The technologies that tend to perform strongest commercially over time are usually the ones capable of delivering genuinely consistent patient outcomes whilst supporting strong patient confidence, referrals and retention.
Purchasing a device is only the beginning of the journey.
Successfully implementing it into a clinic environment is where many businesses either succeed or struggle.
One of the most overlooked aspects of technology investment is the level of support available after installation. Clinic owners should therefore ask detailed questions surrounding training, implementation guidance, hands-on education, refresher sessions, clinical support and long-term accessibility to the supplier team.
Many clinics underestimate how heavily treatment success depends on confidence within the team itself. Without proper education and support, even excellent technologies can struggle commercially simply because the clinic lacks the confidence, communication or positioning strategy required to integrate the treatment effectively.
This is why Dipa believes the role of the supplier is evolving significantly within aesthetics. The strongest partners understand that clinic success does not happen at the point of sale. It happens through implementation, education, confidence-building and long-term support that continues well beyond installation day.
Not every device suits every clinic.
One of the most commercially intelligent things a clinic owner can do is recognise that successful investment is rarely about chasing every trend entering the market. Instead, it is about understanding whether a technology genuinely aligns with the clinic’s patient demographic, positioning, treatment philosophy and long-term direction.
Before investing, clinic owners should consider whether the technology complements existing treatments, appeals to their current clientele and supports the wider future vision of the business.

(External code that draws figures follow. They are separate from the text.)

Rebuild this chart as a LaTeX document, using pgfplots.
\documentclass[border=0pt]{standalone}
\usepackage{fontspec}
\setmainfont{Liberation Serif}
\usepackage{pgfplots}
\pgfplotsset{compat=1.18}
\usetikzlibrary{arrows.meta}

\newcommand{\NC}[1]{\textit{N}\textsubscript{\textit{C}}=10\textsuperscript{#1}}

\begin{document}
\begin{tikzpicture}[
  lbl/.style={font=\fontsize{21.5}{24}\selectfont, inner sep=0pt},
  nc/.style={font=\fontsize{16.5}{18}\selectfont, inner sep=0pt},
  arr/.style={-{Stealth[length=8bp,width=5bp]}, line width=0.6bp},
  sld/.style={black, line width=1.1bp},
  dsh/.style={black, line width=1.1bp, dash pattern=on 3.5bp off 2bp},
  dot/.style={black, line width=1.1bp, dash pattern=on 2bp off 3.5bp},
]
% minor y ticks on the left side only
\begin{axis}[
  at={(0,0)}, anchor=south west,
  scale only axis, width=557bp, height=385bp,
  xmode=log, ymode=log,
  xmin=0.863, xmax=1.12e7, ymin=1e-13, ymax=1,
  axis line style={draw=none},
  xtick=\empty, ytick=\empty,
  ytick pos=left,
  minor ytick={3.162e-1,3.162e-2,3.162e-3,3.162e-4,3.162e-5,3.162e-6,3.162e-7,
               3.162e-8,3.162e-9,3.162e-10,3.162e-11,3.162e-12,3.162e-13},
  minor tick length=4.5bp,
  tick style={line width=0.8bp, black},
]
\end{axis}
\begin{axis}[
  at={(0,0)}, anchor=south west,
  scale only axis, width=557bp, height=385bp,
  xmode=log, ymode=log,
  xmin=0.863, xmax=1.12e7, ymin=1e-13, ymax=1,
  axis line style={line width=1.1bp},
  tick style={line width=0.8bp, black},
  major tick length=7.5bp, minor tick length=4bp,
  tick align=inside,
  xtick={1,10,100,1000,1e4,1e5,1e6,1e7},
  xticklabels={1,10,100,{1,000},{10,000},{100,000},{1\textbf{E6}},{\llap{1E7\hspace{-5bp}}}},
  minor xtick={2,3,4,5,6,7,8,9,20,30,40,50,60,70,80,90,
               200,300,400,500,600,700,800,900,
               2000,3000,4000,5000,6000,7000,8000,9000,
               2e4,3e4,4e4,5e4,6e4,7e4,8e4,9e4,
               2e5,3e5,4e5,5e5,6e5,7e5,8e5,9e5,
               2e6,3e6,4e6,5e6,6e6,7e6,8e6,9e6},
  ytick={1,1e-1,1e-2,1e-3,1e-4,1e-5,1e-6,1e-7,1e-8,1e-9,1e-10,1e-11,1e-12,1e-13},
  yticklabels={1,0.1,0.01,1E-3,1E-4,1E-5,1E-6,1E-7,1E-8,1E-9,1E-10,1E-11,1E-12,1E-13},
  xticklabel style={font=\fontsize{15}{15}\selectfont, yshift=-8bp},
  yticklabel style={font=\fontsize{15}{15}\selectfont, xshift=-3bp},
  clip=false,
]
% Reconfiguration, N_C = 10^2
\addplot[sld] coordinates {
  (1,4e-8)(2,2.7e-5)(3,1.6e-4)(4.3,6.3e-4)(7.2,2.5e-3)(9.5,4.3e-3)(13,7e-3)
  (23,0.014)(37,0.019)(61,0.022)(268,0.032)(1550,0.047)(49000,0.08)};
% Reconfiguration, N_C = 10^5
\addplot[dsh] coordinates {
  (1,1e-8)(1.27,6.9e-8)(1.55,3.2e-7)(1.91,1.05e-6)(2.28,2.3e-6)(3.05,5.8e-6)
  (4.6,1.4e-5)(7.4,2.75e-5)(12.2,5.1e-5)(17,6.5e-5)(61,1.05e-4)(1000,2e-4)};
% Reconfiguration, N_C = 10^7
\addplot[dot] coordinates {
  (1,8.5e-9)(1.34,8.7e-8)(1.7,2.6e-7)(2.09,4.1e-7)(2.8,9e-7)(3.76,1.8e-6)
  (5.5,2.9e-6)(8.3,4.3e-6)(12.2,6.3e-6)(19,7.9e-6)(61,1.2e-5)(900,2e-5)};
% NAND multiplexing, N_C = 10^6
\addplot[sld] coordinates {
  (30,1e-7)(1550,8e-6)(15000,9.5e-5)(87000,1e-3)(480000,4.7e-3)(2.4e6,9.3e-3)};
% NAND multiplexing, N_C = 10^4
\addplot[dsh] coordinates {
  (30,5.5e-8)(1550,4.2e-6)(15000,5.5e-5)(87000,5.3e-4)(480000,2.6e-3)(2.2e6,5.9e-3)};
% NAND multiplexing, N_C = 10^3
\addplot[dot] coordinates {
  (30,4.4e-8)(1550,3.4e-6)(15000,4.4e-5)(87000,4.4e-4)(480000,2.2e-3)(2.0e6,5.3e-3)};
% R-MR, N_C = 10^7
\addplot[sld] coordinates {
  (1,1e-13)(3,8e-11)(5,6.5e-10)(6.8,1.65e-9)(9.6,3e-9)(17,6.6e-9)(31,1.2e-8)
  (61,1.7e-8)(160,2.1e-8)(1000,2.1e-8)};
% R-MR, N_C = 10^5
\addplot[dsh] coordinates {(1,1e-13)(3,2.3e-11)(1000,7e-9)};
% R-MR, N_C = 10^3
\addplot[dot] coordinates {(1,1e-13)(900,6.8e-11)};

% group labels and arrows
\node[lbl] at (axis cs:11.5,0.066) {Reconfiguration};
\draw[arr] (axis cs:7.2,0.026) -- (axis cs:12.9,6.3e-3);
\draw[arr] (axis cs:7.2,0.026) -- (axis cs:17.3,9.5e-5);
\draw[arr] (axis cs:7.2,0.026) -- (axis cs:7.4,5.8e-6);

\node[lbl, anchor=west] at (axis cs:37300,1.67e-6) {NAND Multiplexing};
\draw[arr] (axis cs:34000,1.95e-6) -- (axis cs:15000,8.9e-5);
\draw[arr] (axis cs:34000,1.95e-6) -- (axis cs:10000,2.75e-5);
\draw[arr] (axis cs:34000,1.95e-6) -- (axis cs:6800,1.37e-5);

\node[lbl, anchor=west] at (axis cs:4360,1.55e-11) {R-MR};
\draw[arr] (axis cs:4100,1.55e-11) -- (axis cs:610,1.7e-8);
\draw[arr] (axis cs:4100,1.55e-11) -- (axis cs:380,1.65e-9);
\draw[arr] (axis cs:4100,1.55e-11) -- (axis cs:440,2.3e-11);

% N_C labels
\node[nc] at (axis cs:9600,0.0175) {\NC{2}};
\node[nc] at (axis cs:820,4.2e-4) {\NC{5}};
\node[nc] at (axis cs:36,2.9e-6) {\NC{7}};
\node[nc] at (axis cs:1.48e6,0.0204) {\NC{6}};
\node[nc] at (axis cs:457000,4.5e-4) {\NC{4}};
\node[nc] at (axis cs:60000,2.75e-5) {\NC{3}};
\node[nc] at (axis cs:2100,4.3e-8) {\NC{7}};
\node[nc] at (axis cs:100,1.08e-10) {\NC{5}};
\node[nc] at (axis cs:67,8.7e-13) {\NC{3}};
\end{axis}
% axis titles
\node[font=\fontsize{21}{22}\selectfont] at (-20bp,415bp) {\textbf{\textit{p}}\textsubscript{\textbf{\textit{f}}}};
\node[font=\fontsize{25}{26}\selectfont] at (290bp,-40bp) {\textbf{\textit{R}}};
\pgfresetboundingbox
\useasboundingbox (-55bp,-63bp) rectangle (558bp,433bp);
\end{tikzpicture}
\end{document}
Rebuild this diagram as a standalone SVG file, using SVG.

Does it strengthen the clinic’s positioning? Does it create opportunities for repeat business? Does it align with where the business wants to evolve over the next three to five years?
The strongest clinics tend to grow intentionally rather than reactively, making investment decisions that support a clear long-term strategy rather than responding emotionally to short-term industry trends.
This is one of the most important questions, yet often one of the least discussed during the excitement surrounding a new purchase.
Downtime costs money.
Technical issues, servicing delays, lack of consumables or poor aftercare can all create enormous operational frustration, financial pressure and patient dissatisfaction if not managed properly. Clinic owners should therefore ask detailed questions around warranty, servicing, engineer response times, technical support, consumable availability and long-term supplier accessibility.
Most importantly, clinics should ask themselves whether they are investing with a genuine long-term partner or simply buying from a salesperson focused purely on the transaction.
The strongest supplier relationships extend far beyond the initial sale.
They are built around trust, communication, education and shared long-term success.
As the aesthetics industry continues to evolve, the role of the supplier is evolving alongside it. Increasingly, the most valuable industry partners are no longer simply those selling products or devices. They are the partners helping clinics make better business decisions, strengthen implementation, improve patient outcomes and grow more sustainably over the long term.
Ultimately, successful clinics are rarely built through reactive investment alone.
They are built through intentional decisions, strong partnerships and technologies that genuinely support the wider direction of the business.